U.N. says base in South Sudan attacked, lives reported lost

UNITED NATIONS Thu Dec 19, 2013 1:42pm EST

UNITED NATIONS (Reuters) - A U.N. peacekeeping base in South Sudan's Jonglei State was attacked on Thursday and the United Nations has received reports that some people have been killed, Deputy U.N. Secretary-General Jan Eliasson said.

"Our base in Akobo, Jonglei State, was attacked and we have reports that lives are lost. We don't have the details of that yet," Eliasson told reporters.

U.N. spokesman Farhan Haq also spoke about the attack.

"The situation in Jonglei has deteriorated," he said. "In Akobo, earlier today, where civilians have gathered, including 32 as of last night, (ethnic) Lou Nuer youth have reportedly forced an entry into the UNMISS Temporary Operating Base to reach to those civilians."

"The U.N. Mission in South Sudan (UNMISS) will try to extract unarmed U.N. personnel from Akobo while reinforcing the base in Akobo with additional 60 troops from Malakal tomorrow," Haq added.

Haq said it was possible the civilians were the target of the attack, adding that he understood those civilians were of the Dinka ethnicity.

"There have been signs of different attacks by one of the (ethnic) groups against the other," he said. "We of course have urged the government and indeed all sides to protect all civilians regardless of ethnicity."

Haq added that U.N. peacekeepers were providing security to more than 14,000 civilians at its base in Bor.

South Sudanese government troops battled to regain control of a flashpoint town and sent forces to quell fighting in a vital oil-producing area on Thursday, the fifth day of a conflict that has deepened ethnic divisions in the two-year-old nation.

The conflict, which has so far killed as many as 500 people according to local reports received by the United Nations, has alarmed South Sudan's neighbors. African mediators held talks with President Salva Kiir on Thursday to try to broker peace.

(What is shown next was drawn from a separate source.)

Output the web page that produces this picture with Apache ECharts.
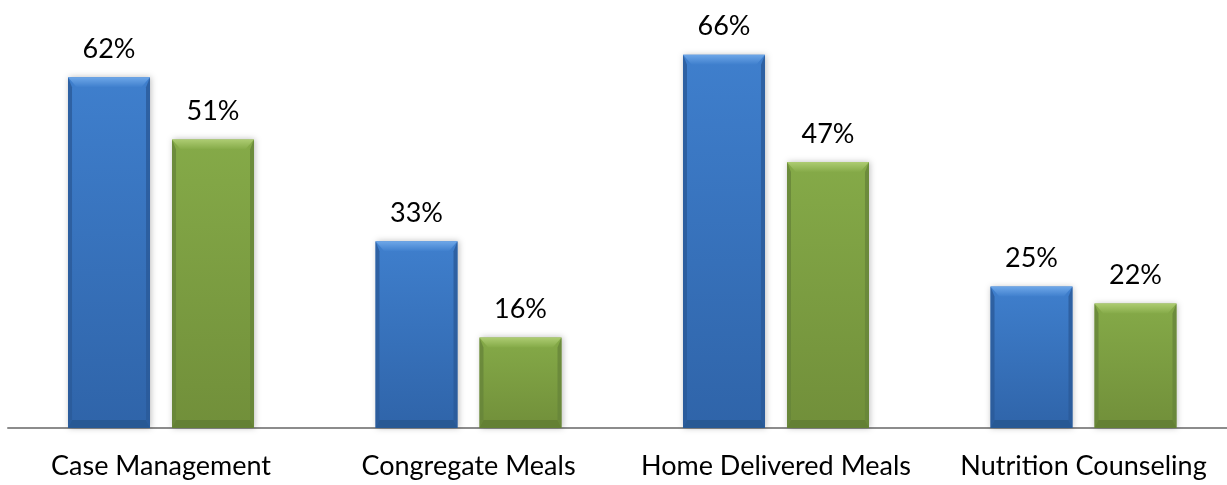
<!DOCTYPE html>
<html>
<head>
<meta charset="utf-8">
<script src="https://cdn.jsdelivr.net/npm/echarts@6/dist/echarts.min.js"></script>
<style>
  html, body { margin: 0; padding: 0; background: #fff; }
  #chart { width: 1227px; height: 485px; }
</style>
</head>
<body>
<div id="chart"></div>
<script>
// Service categories and percentage values for the two groups
const categories = ['Case Management', 'Congregate Meals', 'Home Delivered Meals', 'Nutrition Counseling'];
const blueValues = [62, 33, 66, 25];
const greenValues = [51, 16, 47, 22];

const FONT = 'Lato, "Open Sans", sans-serif';

const palettes = {
  blue: {
    body: ['#3f7fcd', '#2f64a9'],
    top: ['#6ea7e8', '#3f7fcd'],
    side: '#2a5a98',
    bottom: '#27568f'
  },
  green: {
    body: ['#85aa48', '#718f3a'],
    top: ['#adcc72', '#85aa48'],
    side: '#66843a',
    bottom: '#607c33'
  }
};

const BAR_W = 82;
const GAP = 22;
const BEVEL_TOP = 10;
const BEVEL_SIDE = 4;
const BEVEL_BOTTOM = 8;

function makeRender(pal, offset) {
  return function (params, api) {
    const catIdx = api.value(0);
    const val = api.value(1);
    const top = api.coord([catIdx, val]);
    const base = api.coord([catIdx, 0]);
    const cx = top[0] + offset;
    const x0 = cx - BAR_W / 2, x1 = cx + BAR_W / 2;
    const y0 = top[1], y1 = base[1];
    const vGrad = (c) => new echarts.graphic.LinearGradient(0, 0, 0, 1, [
      { offset: 0, color: c[0] }, { offset: 1, color: c[1] }
    ]);
    return {
      type: 'group',
      children: [
        { type: 'rect', shape: { x: x0, y: y0, width: BAR_W, height: y1 - y0 },
          style: { fill: vGrad(pal.body), shadowBlur: 6, shadowColor: 'rgba(0,0,0,0.25)', shadowOffsetX: 1, shadowOffsetY: 0 } },
        { type: 'polygon', shape: { points: [[x0, y1], [x0 + BEVEL_SIDE, y1 - BEVEL_BOTTOM], [x1 - BEVEL_SIDE, y1 - BEVEL_BOTTOM], [x1, y1]] },
          style: { fill: pal.bottom, opacity: 0.8 } },
        { type: 'polygon', shape: { points: [[x0, y0], [x0 + BEVEL_SIDE, y0 + BEVEL_TOP], [x0 + BEVEL_SIDE, y1 - BEVEL_BOTTOM], [x0, y1]] },
          style: { fill: pal.side, opacity: 0.8 } },
        { type: 'polygon', shape: { points: [[x1, y0], [x1 - BEVEL_SIDE, y0 + BEVEL_TOP], [x1 - BEVEL_SIDE, y1 - BEVEL_BOTTOM], [x1, y1]] },
          style: { fill: pal.side, opacity: 0.8 } },
        { type: 'polygon', shape: { points: [[x0, y0], [x1, y0], [x1 - BEVEL_SIDE * 2.2, y0 + BEVEL_TOP], [x0 + BEVEL_SIDE * 2.2, y0 + BEVEL_TOP]] },
          style: { fill: vGrad(pal.top) } },
        { type: 'text', x: cx, y: y0 - 28,
          style: { text: val + '%', fill: '#000', font: '27px ' + FONT, align: 'center', verticalAlign: 'middle' } }
      ]
    };
  };
}

const chart = echarts.init(document.getElementById('chart'), null, { renderer: 'canvas' });
chart.setOption({
  animation: false,
  grid: { left: 8, right: 0, top: 32, bottom: 57 },
  // Category positions sit on a numeric axis so the last group can run close to the right edge
  xAxis: {
    type: 'value',
    min: -0.4976,
    max: 3.4667,
    splitLine: { show: false },
    axisLine: { onZero: false, lineStyle: { color: '#8c8c8c', width: 2 } },
    axisTick: { show: false },
    axisLabel: {
      color: '#000', fontSize: 27, fontFamily: FONT, margin: 25,
      customValues: categories.map((c, i) => i),
      formatter: (v) => categories[Math.round(v)] || ''
    }
  },
  yAxis: {
    type: 'value', min: 0, max: 70, show: false,
    splitLine: { show: false }
  },
  series: [
    { type: 'custom', renderItem: makeRender(palettes.blue, -(BAR_W + GAP) / 2),
      data: blueValues.map((v, i) => [i, v]), encode: { x: 0, y: 1 } },
    { type: 'custom', renderItem: makeRender(palettes.green, (BAR_W + GAP) / 2),
      data: greenValues.map((v, i) => [i, v]), encode: { x: 0, y: 1 } }
  ]
});
</script>
</body>
</html>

Haq said the situation in central Juba appeared to have calmed down somewhat, allowing limited movement of U.N. personnel, though the United Nations continues to receive reports of civilians seeking protection.

"Following unconfirmed reports of several students killed by security personnel in Juba University yesterday, several hundred students reportedly remaining on campus have requested assistance from the U.N. Mission in South Sudan," he said.

"A patrol is scheduled for the area this afternoon," he said. "In another location in Juba called the Kator complex, approximately 2,000 to 5,000 civilians have sought refuge and have called for UNMISS force protection from the U.N. Mission. A patrol is en route."

(Reporting by Louis Charbonneau; Editing by David Gregorio and James Dalgleish)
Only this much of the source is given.